Tyler has produced a dichotomy between the artificial and the natural, although if we consider the matter from an architectural perspective, they both merge originally in the primitive model of Vitruvian abode, built with tree trunks. Timber, furthermore, as I have heard it said by the great Spanish engineer Javier Manterola, is better suited to building than stone, as it is a more pliable, lighter and more flexible material, without noting, I should add, that it is “alive”, since being organic it perishes only when it is burnt, and, above all, when it is reduced to dust. Dust brings us to the crux of the matter, for this is the effective manner in which wood dies, for it does not expire in any way when it is cut. So this is where Tyler finds the source of his elegiac inspiration.

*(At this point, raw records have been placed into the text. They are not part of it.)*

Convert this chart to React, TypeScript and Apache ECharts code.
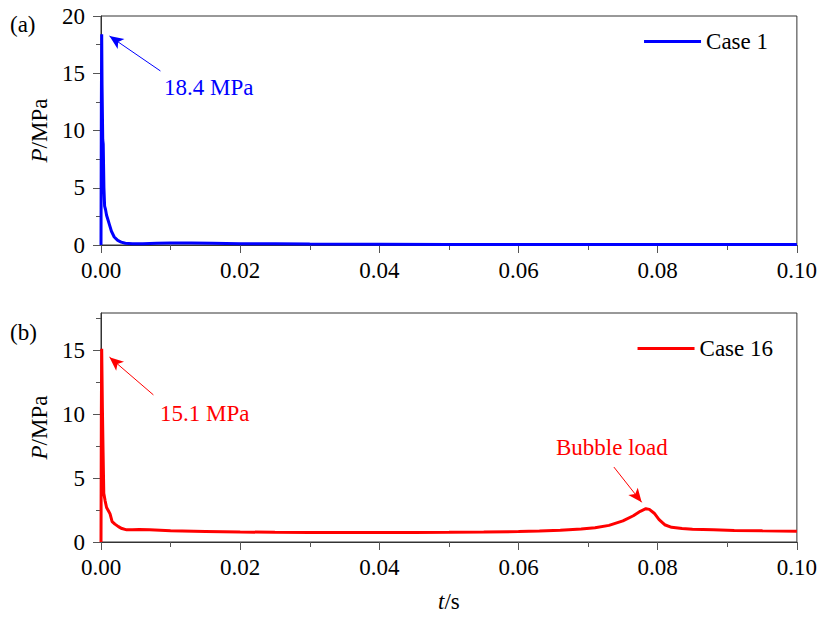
import React, { useEffect, useRef } from "react";
import * as echarts from "echarts";

// ---- Data ----
const case1Time = [
  0, 0.00005, 0.0001, 0.00015, 0.00025, 0.00032, 0.00042, 0.00052, 0.00065, 0.0008,
  0.001, 0.0012, 0.0015, 0.0019, 0.0024, 0.0029, 0.0035, 0.0045, 0.006, 0.008,
  0.01, 0.013, 0.016, 0.02, 0.025, 0.03, 0.04, 0.05, 0.06, 0.07, 0.08, 0.09, 0.1,
];
const case1P = [
  0, 12, 18.4, 14, 9.2, 8.8, 5.0, 3.4, 3.1, 2.6,
  2.2, 1.8, 1.2, 0.7, 0.4, 0.25, 0.15, 0.1, 0.12, 0.15,
  0.17, 0.17, 0.16, 0.12, 0.1, 0.08, 0.06, 0.05, 0.05, 0.05, 0.05, 0.05, 0.05,
];

const case16Time = [
  0, 0.00005, 0.0001, 0.0002, 0.0003, 0.0004, 0.0006, 0.0008, 0.0011, 0.0013,
  0.0016, 0.002, 0.0025, 0.003, 0.0037, 0.0045, 0.0055, 0.007, 0.01, 0.015,
  0.02, 0.025, 0.03, 0.035, 0.04, 0.045, 0.05, 0.055, 0.06, 0.063,
  0.066, 0.069, 0.071, 0.073, 0.075, 0.0765, 0.0775, 0.0783, 0.0788, 0.0795,
  0.0802, 0.081, 0.082, 0.0835, 0.085, 0.088, 0.091, 0.095, 0.1,
];
const case16P = [
  0, 10, 15.1, 10.5, 7.0, 3.8, 3.2, 2.7, 2.4, 2.2,
  1.6, 1.4, 1.2, 1.05, 0.95, 0.95, 0.98, 0.96, 0.88, 0.83,
  0.78, 0.76, 0.75, 0.74, 0.74, 0.75, 0.76, 0.78, 0.82, 0.86,
  0.92, 1.02, 1.12, 1.3, 1.65, 2.05, 2.4, 2.6, 2.55, 2.25,
  1.75, 1.35, 1.15, 1.05, 1.0, 0.95, 0.9, 0.87, 0.85,
];

const seriesNames = ["Case 1", "Case 16"];
const panelLabels = ["(a)", "(b)"];
const peakLabels = ["18.4 MPa", "15.1 MPa"];
const bubbleLabel = "Bubble load";
const yMajorB = [0, 5, 10, 15];
const yMinorB = [2.5, 7.5, 12.5, 17.5];

// annotation arrows in data coordinates: [tail, tip]
const arrow1 = [[0.00854, 15.2], [0.00122, 18.25]];
const arrow2 = [[0.00753, 11.5], [0.00122, 14.45]];
const arrow3 = [[0.0737, 5.86], [0.0777, 3.1]];

const FONT = "Liberation Serif";
const FS = 23;

export default function App() {
  const ref = useRef<HTMLDivElement>(null);
  useEffect(() => {
    if (!ref.current) return;
    const chart = echarts.init(ref.current, null, { renderer: "svg" });
    const d1 = case1Time.map((t, i) => [t, case1P[i]]);
    const d16 = case16Time.map((t, i) => [t, case16P[i]]);

    const axisLine = { show: true, lineStyle: { color: "#333", width: 1 } };
    const tickStyle = { color: "#555", width: 1 };
    const labelStyle = { fontSize: FS, fontFamily: FONT, color: "#000" };

    const xAxisBase = (gridIndex: number) => ({
      type: "value",
      gridIndex,
      min: 0,
      max: 0.1,
      interval: 0.02,
      axisLine,
      axisTick: { show: true, inside: false, length: 8, lineStyle: tickStyle },
      minorTick: { show: true, splitNumber: 2, length: 5, lineStyle: tickStyle },
      splitLine: { show: false },
      minorSplitLine: { show: false },
      axisLabel: {
        ...labelStyle,
        margin: 14,
        formatter: (v: number) => v.toFixed(2),
      },
    });

    const yName = {
      name: "{i|P}/MPa",
      nameLocation: "middle",
      nameGap: 41,
      nameRotate: 90,
      nameTextStyle: {
        ...labelStyle,
        rich: { i: { ...labelStyle, fontStyle: "italic" } },
      },
    };

    const legendBase = {
      itemWidth: 57,
      itemHeight: 3,
      itemGap: 5,
      textStyle: labelStyle,
      selectedMode: false,
    };

    const option: any = {
      animation: false,
      backgroundColor: "#fff",
      textStyle: { fontFamily: FONT },
      grid: [
        { left: 101, right: 22, top: 16, height: 229, show: true, borderColor: "#333", borderWidth: 1, backgroundColor: "transparent" },
        { left: 101, right: 22, top: 313, height: 229, show: true, borderColor: "#333", borderWidth: 1, backgroundColor: "transparent" },
      ],
      xAxis: [
        xAxisBase(0),
        {
          ...xAxisBase(1),
          name: "{i|t}/s",
          nameLocation: "middle",
          nameGap: 48,
          nameTextStyle: { ...labelStyle, rich: { i: { ...labelStyle, fontStyle: "italic" } } },
        },
      ],
      yAxis: [
        {
          type: "value",
          gridIndex: 0,
          position: "left",
          min: 0,
          max: 20,
          interval: 5,
          axisLine,
          axisTick: { show: true, inside: false, length: 8, lineStyle: tickStyle },
          minorTick: { show: true, splitNumber: 2, length: 5, lineStyle: tickStyle },
          splitLine: { show: false },
          axisLabel: { ...labelStyle, margin: 16 },
          ...yName,
        },
        {
          type: "value",
          gridIndex: 1,
          position: "left",
          min: 0,
          max: 17.9,
          axisLine,
          axisTick: { show: true, inside: false, length: 8, lineStyle: tickStyle, customValues: yMajorB },
          splitLine: { show: false },
          axisLabel: { ...labelStyle, margin: 16, customValues: yMajorB },
          ...yName,
        },
        {
          type: "value",
          gridIndex: 1,
          position: "left",
          min: 0,
          max: 17.9,
          axisLine: { show: false },
          axisTick: { show: true, inside: false, length: 5, lineStyle: tickStyle, customValues: yMinorB },
          splitLine: { show: false },
          axisLabel: { show: false },
        },
      ],
      legend: [
        { ...legendBase, data: [{ name: seriesNames[0], icon: "rect" }], right: 47, top: 25 },
        { ...legendBase, data: [{ name: seriesNames[1], icon: "rect" }], right: 42, top: 332 },
      ],
      series: [
        {
          name: seriesNames[0],
          type: "line",
          xAxisIndex: 0,
          yAxisIndex: 0,
          data: d1,
          symbol: "none",
          color: "#0000ff",
          lineStyle: { color: "#0000ff", width: 3 },
          markLine: {
            silent: true,
            symbol: ["none", "arrow"],
            symbolSize: [9, 14],
            label: { show: false },
            lineStyle: { color: "#0000ff", width: 1, type: "solid" },
            data: [[{ coord: arrow1[0] }, { coord: arrow1[1] }]],
          },
        },
        {
          name: seriesNames[1],
          type: "line",
          xAxisIndex: 1,
          yAxisIndex: 1,
          data: d16,
          symbol: "none",
          color: "#ff0000",
          lineStyle: { color: "#ff0000", width: 3 },
          markLine: {
            silent: true,
            symbol: ["none", "arrow"],
            symbolSize: [9, 14],
            label: { show: false },
            lineStyle: { color: "#ff0000", width: 1, type: "solid" },
            data: [
              [{ coord: arrow2[0] }, { coord: arrow2[1] }],
              [{ coord: arrow3[0] }, { coord: arrow3[1] }],
            ],
          },
        },
      ],
      graphic: [
        { type: "text", x: 10, y: 24, style: { text: panelLabels[0], fontSize: FS, fontFamily: FONT, fill: "#000", verticalAlign: "middle" } },
        { type: "text", x: 10, y: 332, style: { text: panelLabels[1], fontSize: FS, fontFamily: FONT, fill: "#000", verticalAlign: "middle" } },
        { type: "text", x: 164, y: 87, style: { text: peakLabels[0], fontSize: FS, fontFamily: FONT, fill: "#0000ff", verticalAlign: "middle" } },
        { type: "text", x: 160, y: 413, style: { text: peakLabels[1], fontSize: FS, fontFamily: FONT, fill: "#ff0000", verticalAlign: "middle" } },
        { type: "text", x: 556, y: 447, style: { text: bubbleLabel, fontSize: FS, fontFamily: FONT, fill: "#ff0000", verticalAlign: "middle" } },
      ],
    };
    chart.setOption(option);
    return () => chart.dispose();
  }, []);
  return (
    <div
      ref={ref}
      style={{ position: "fixed", left: 0, top: 0, width: 820, height: 627 }}
    />
  );
}
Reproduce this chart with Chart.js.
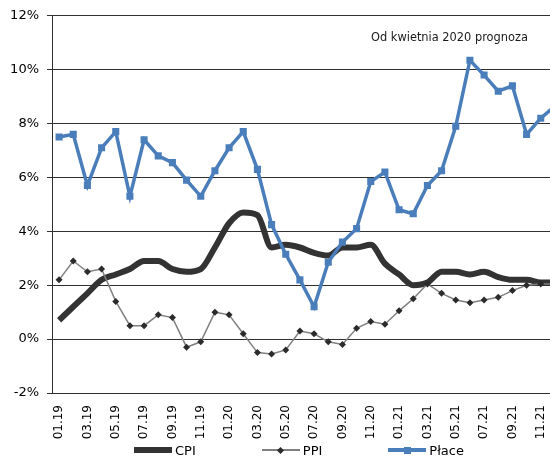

Can it be said that organic, mineral or artificial matter dies or disappears? In truth, in any one of the cases, rather than die or disappear, it is transformed. Let us therefore not forget, for example, that wood is used to make paper, which has become the main medium for recording human memory in writing, involving not only inscribed or printed characters, more or less faded by the inevitable passage of time, but also other unpremeditated marks, which encode their eloquence even on a blank sheet of paper. With the series “Dust to Dust”, Tyler records the corrosive action of time on paper and, in particular, on books, where we can detect all kinds of physical mishaps, even those that evoke their condition as a three-dimensional object, whereby not only can we see the patina that darkens their texture, but also what remains of them as sculptures.
Tyler enjoys a considerable visual return from photographing the remains of this “book-wreck”, which exudes a melancholy beauty, although no less dazzling for it. Nonetheless, he gains an even greater symbolic return from this catastrophe, as from the wounded memorials that are these now almost illegible books, mere objects whose substance has withered, Tyler manages to express a moral lesson, which transforms his photographs into true Vanitas, one of the primary intentions of this artistic genre that would later be called the still life. In my opinion, precisely at this time of moral gravity, Tyler’s photography achieves its most profound beauty and above all, or if you wish, more so, his most complete understanding of what this art has become in our days, so defined by time; so, indeed, “dust to dust”, “only time will tell”. Is this not perhaps the finest testimony to our beauty?